L’avevamo conosciuta come una giovane e indomabile figlia dei fiori nel 2009, per poi ritrovarcela un paio d’anni dopo nelle solenni vesti di una moderna dama preraffaelita, ossessionata dall’acqua e da tutti i suoi significati metaforici e filosofici. Sembra, dunque, quasi scontato che il nuovo disco della band capitanata da Florence Welch si apra con una canzone intitolata “Ship to Wreck”, ideale ponte tra il precedente “Ceremonials” e il più recente “How Big, How Blue, How Beautiful”.
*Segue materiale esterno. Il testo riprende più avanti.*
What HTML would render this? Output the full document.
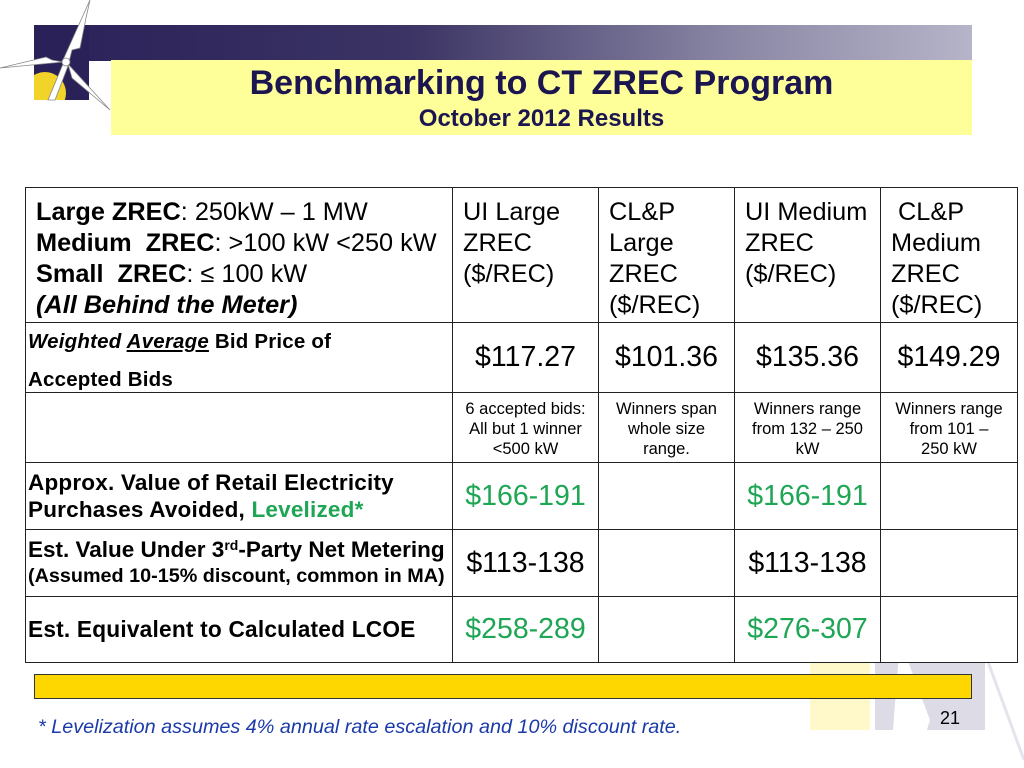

I collegamenti con il passato, sia sonori che concettuali, però, finiscono qui: messi nel cassetto i suddetti cerimoniali e accantonati, almeno per ora, i pensieri sulla morte e sull’acqua, anche le canzoni si spogliano di buona parte degli elementi che hanno caratterizzato il sound del gruppo fin ad ora; allo stesso modo i testi sono molto più personali e concreti rispetto che in precedenza (nonostante non manchino riferimenti biblico-religiosi a profusione), molto vicini a quelli di un classico break up-album, cosa che “How Big, How Blue, How Beautiful” per certi versi è. Il primo aspetto a rifletterne la natura sono proprio gli arrangiamenti, snelli e mai pomposi anche quando si fa uso di orchestrazioni e fiati, i nuovi arrivati tra le fila della Machine, e per la prima volta privi dell’onnipresente arpa. Molto meno imponenti, rispetto soprattutto a “Ceremonials”, sono anche le percussioni, qui mai invadenti e più vicine al blues e al rock anni Settanta-Ottanta che non all’indie-folk degli esordi. In parole povere, ci sono più R.E.M. e Stevie Nicks e meno Kate Bush, anche nella resa vocale, che vede una Florence più intima e vulnerabile che mai dosare i manierismi e la sua giunonica potenza a favore della pura e semplice interpretazione, tanto da cimentarsi addirittura in un paio di ballate dall’accompagnamento quasi minimale (“Various Storms & Saints”, con solo chitarra elettrica e cori a sostenere una performance sublime e sentita, e la quasi sussurrata “St. Jude”, sostenuta da una leggera drum machine elettronica). È stato poi compiuto un enorme passo in avanti sul piano della qualità media dei pezzi, molto meglio distribuita che in passato, con il risultato che a essere piacevole è il disco nella sua interezza e non solo i singoli: non ci sono infatti riempitivi o canzoni minori, tutte hanno una loro importanza e sono ugualmente piacevoli, dall’incalzante (e tuttavia radiofonico) baroque-pop di “Queen of Peace” e della title-track alla dimessa “Long & Lost”, da “Delilah” con i suoi giochi ritmici al grintoso blues della conclusiva “Mother”; da segnalare poi come tutte siano caratterizzate da una coerenza di fondo, a livello di suoni e arrangiamenti, che ogni tanto, sia in “Lungs” che in “Ceremonials”, veniva meno.

“How Big, How Blue, How Beautiful” si presenta dunque come il disco più onesto e sentito della band, che di nuovo non inventa nulla, ma si dimostra oltremodo brava in quel che fa, esprimendo questa volta un potenziale che in precedenza sembrava tenuto a freno e distaccandosi il giusto dalla formula che li ha portati alla ribalta. Un disco pop solido, coeso e ben fatto come raramente se ne sentono, che non ha nessuna pretesa se non quella di farsi ascoltare. E ci riesce magnificamente.